# GIVEN TASK
Reproduce the full listing below unchanged, apart from the pictures.

# RAW DATA
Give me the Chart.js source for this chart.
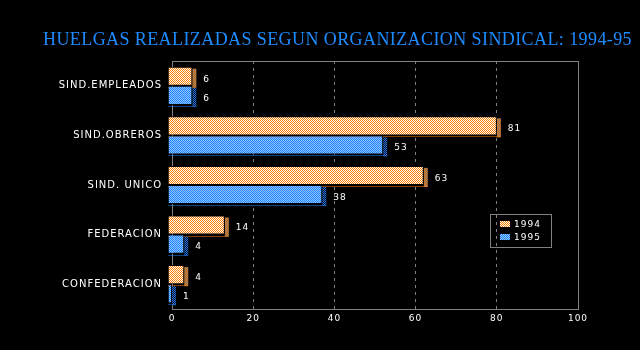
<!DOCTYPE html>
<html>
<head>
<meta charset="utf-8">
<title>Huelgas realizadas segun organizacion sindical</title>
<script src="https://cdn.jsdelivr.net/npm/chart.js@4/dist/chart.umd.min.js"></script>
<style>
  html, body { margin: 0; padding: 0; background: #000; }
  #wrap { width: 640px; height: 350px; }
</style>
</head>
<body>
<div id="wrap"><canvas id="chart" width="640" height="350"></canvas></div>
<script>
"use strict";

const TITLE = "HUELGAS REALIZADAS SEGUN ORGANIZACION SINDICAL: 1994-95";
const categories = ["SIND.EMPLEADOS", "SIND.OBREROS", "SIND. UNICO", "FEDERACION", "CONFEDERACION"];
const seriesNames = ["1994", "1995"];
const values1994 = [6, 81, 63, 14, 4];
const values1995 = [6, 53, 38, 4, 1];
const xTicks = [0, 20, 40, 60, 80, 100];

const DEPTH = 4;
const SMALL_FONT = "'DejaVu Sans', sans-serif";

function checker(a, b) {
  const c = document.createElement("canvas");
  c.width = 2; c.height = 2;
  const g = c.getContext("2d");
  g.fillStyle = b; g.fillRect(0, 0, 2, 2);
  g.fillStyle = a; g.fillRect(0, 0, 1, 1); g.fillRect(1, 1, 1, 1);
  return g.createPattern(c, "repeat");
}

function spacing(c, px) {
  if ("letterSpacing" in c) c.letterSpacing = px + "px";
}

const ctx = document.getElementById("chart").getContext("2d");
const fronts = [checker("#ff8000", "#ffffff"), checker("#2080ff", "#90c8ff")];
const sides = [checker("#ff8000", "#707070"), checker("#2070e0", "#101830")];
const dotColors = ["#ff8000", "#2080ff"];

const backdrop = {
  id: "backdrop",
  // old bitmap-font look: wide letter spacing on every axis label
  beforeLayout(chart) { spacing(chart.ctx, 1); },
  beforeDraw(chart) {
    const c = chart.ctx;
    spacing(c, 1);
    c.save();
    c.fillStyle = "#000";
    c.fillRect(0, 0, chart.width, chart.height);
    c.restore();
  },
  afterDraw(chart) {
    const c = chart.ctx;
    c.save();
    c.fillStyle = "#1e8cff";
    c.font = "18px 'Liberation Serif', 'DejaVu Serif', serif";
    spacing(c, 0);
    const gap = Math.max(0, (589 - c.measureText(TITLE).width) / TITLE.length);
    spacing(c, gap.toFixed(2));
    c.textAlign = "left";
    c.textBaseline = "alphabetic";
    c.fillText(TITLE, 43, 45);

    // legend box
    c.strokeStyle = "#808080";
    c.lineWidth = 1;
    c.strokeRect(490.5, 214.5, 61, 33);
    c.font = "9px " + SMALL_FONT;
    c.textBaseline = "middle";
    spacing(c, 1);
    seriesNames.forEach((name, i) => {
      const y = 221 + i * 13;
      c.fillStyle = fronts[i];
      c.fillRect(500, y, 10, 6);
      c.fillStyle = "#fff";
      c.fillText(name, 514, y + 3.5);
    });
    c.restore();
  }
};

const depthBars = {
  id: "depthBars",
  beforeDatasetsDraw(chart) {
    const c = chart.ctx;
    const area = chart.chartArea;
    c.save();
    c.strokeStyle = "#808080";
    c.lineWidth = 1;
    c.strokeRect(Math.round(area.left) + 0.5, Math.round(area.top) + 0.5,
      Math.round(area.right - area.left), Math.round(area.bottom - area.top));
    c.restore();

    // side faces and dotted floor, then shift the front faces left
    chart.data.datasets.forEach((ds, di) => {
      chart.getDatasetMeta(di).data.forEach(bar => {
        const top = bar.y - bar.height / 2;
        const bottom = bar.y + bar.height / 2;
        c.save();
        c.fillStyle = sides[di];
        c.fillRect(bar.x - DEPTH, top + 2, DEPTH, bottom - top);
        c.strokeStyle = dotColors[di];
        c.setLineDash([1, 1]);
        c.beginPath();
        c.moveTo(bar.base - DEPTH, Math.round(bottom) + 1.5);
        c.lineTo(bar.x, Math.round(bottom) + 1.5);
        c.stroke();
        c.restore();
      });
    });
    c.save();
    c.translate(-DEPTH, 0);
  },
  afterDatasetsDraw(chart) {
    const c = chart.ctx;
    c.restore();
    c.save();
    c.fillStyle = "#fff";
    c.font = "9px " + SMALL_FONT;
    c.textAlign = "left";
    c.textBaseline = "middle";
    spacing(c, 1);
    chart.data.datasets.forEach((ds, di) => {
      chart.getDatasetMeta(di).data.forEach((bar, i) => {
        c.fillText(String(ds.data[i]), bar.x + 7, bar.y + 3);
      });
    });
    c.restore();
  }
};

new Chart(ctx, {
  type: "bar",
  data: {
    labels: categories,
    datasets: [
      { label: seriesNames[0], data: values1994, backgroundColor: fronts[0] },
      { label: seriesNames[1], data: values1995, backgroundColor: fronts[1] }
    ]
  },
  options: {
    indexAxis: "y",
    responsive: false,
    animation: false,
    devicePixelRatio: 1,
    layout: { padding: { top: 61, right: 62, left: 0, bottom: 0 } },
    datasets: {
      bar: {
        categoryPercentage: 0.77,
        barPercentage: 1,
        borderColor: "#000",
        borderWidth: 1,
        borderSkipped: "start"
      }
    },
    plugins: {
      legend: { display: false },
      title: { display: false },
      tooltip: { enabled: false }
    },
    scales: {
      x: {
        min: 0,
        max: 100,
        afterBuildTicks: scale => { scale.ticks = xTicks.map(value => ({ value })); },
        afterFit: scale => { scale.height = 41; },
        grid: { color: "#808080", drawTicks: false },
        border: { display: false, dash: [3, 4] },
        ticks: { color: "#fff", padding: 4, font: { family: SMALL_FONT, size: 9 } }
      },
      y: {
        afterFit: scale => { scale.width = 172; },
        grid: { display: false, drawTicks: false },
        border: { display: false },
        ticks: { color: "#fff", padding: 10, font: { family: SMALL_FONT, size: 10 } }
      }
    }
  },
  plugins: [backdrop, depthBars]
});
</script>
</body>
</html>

# THE ANSWER
Give me the Chart.js source for this chart.
<!DOCTYPE html>
<html>
<head>
<meta charset="utf-8">
<title>Huelgas realizadas segun organizacion sindical</title>
<script src="https://cdn.jsdelivr.net/npm/chart.js@4/dist/chart.umd.min.js"></script>
<style>
  html, body { margin: 0; padding: 0; background: #000; }
  #wrap { width: 640px; height: 350px; }
</style>
</head>
<body>
<div id="wrap"><canvas id="chart" width="640" height="350"></canvas></div>
<script>
"use strict";

const TITLE = "HUELGAS REALIZADAS SEGUN ORGANIZACION SINDICAL: 1994-95";
const categories = ["SIND.EMPLEADOS", "SIND.OBREROS", "SIND. UNICO", "FEDERACION", "CONFEDERACION"];
const seriesNames = ["1994", "1995"];
const values1994 = [6, 81, 63, 14, 4];
const values1995 = [6, 53, 38, 4, 1];
const xTicks = [0, 20, 40, 60, 80, 100];

const DEPTH = 4;
const SMALL_FONT = "'DejaVu Sans', sans-serif";

function checker(a, b) {
  const c = document.createElement("canvas");
  c.width = 2; c.height = 2;
  const g = c.getContext("2d");
  g.fillStyle = b; g.fillRect(0, 0, 2, 2);
  g.fillStyle = a; g.fillRect(0, 0, 1, 1); g.fillRect(1, 1, 1, 1);
  return g.createPattern(c, "repeat");
}

function spacing(c, px) {
  if ("letterSpacing" in c) c.letterSpacing = px + "px";
}

const ctx = document.getElementById("chart").getContext("2d");
const fronts = [checker("#ff8000", "#ffffff"), checker("#2080ff", "#90c8ff")];
const sides = [checker("#ff8000", "#707070"), checker("#2070e0", "#101830")];
const dotColors = ["#ff8000", "#2080ff"];

const backdrop = {
  id: "backdrop",
  // old bitmap-font look: wide letter spacing on every axis label
  beforeLayout(chart) { spacing(chart.ctx, 1); },
  beforeDraw(chart) {
    const c = chart.ctx;
    spacing(c, 1);
    c.save();
    c.fillStyle = "#000";
    c.fillRect(0, 0, chart.width, chart.height);
    c.restore();
  },
  afterDraw(chart) {
    const c = chart.ctx;
    c.save();
    c.fillStyle = "#1e8cff";
    c.font = "18px 'Liberation Serif', 'DejaVu Serif', serif";
    spacing(c, 0);
    const gap = Math.max(0, (589 - c.measureText(TITLE).width) / TITLE.length);
    spacing(c, gap.toFixed(2));
    c.textAlign = "left";
    c.textBaseline = "alphabetic";
    c.fillText(TITLE, 43, 45);

    // legend box
    c.strokeStyle = "#808080";
    c.lineWidth = 1;
    c.strokeRect(490.5, 214.5, 61, 33);
    c.font = "9px " + SMALL_FONT;
    c.textBaseline = "middle";
    spacing(c, 1);
    seriesNames.forEach((name, i) => {
      const y = 221 + i * 13;
      c.fillStyle = fronts[i];
      c.fillRect(500, y, 10, 6);
      c.fillStyle = "#fff";
      c.fillText(name, 514, y + 3.5);
    });
    c.restore();
  }
};

const depthBars = {
  id: "depthBars",
  beforeDatasetsDraw(chart) {
    const c = chart.ctx;
    const area = chart.chartArea;
    c.save();
    c.strokeStyle = "#808080";
    c.lineWidth = 1;
    c.strokeRect(Math.round(area.left) + 0.5, Math.round(area.top) + 0.5,
      Math.round(area.right - area.left), Math.round(area.bottom - area.top));
    c.restore();

    // side faces and dotted floor, then shift the front faces left
    chart.data.datasets.forEach((ds, di) => {
      chart.getDatasetMeta(di).data.forEach(bar => {
        const top = bar.y - bar.height / 2;
        const bottom = bar.y + bar.height / 2;
        c.save();
        c.fillStyle = sides[di];
        c.fillRect(bar.x - DEPTH, top + 2, DEPTH, bottom - top);
        c.strokeStyle = dotColors[di];
        c.setLineDash([1, 1]);
        c.beginPath();
        c.moveTo(bar.base - DEPTH, Math.round(bottom) + 1.5);
        c.lineTo(bar.x, Math.round(bottom) + 1.5);
        c.stroke();
        c.restore();
      });
    });
    c.save();
    c.translate(-DEPTH, 0);
  },
  afterDatasetsDraw(chart) {
    const c = chart.ctx;
    c.restore();
    c.save();
    c.fillStyle = "#fff";
    c.font = "9px " + SMALL_FONT;
    c.textAlign = "left";
    c.textBaseline = "middle";
    spacing(c, 1);
    chart.data.datasets.forEach((ds, di) => {
      chart.getDatasetMeta(di).data.forEach((bar, i) => {
        c.fillText(String(ds.data[i]), bar.x + 7, bar.y + 3);
      });
    });
    c.restore();
  }
};

new Chart(ctx, {
  type: "bar",
  data: {
    labels: categories,
    datasets: [
      { label: seriesNames[0], data: values1994, backgroundColor: fronts[0] },
      { label: seriesNames[1], data: values1995, backgroundColor: fronts[1] }
    ]
  },
  options: {
    indexAxis: "y",
    responsive: false,
    animation: false,
    devicePixelRatio: 1,
    layout: { padding: { top: 61, right: 62, left: 0, bottom: 0 } },
    datasets: {
      bar: {
        categoryPercentage: 0.77,
        barPercentage: 1,
        borderColor: "#000",
        borderWidth: 1,
        borderSkipped: "start"
      }
    },
    plugins: {
      legend: { display: false },
      title: { display: false },
      tooltip: { enabled: false }
    },
    scales: {
      x: {
        min: 0,
        max: 100,
        afterBuildTicks: scale => { scale.ticks = xTicks.map(value => ({ value })); },
        afterFit: scale => { scale.height = 41; },
        grid: { color: "#808080", drawTicks: false },
        border: { display: false, dash: [3, 4] },
        ticks: { color: "#fff", padding: 4, font: { family: SMALL_FONT, size: 9 } }
      },
      y: {
        afterFit: scale => { scale.width = 172; },
        grid: { display: false, drawTicks: false },
        border: { display: false },
        ticks: { color: "#fff", padding: 10, font: { family: SMALL_FONT, size: 10 } }
      }
    }
  },
  plugins: [backdrop, depthBars]
});
</script>
</body>
</html>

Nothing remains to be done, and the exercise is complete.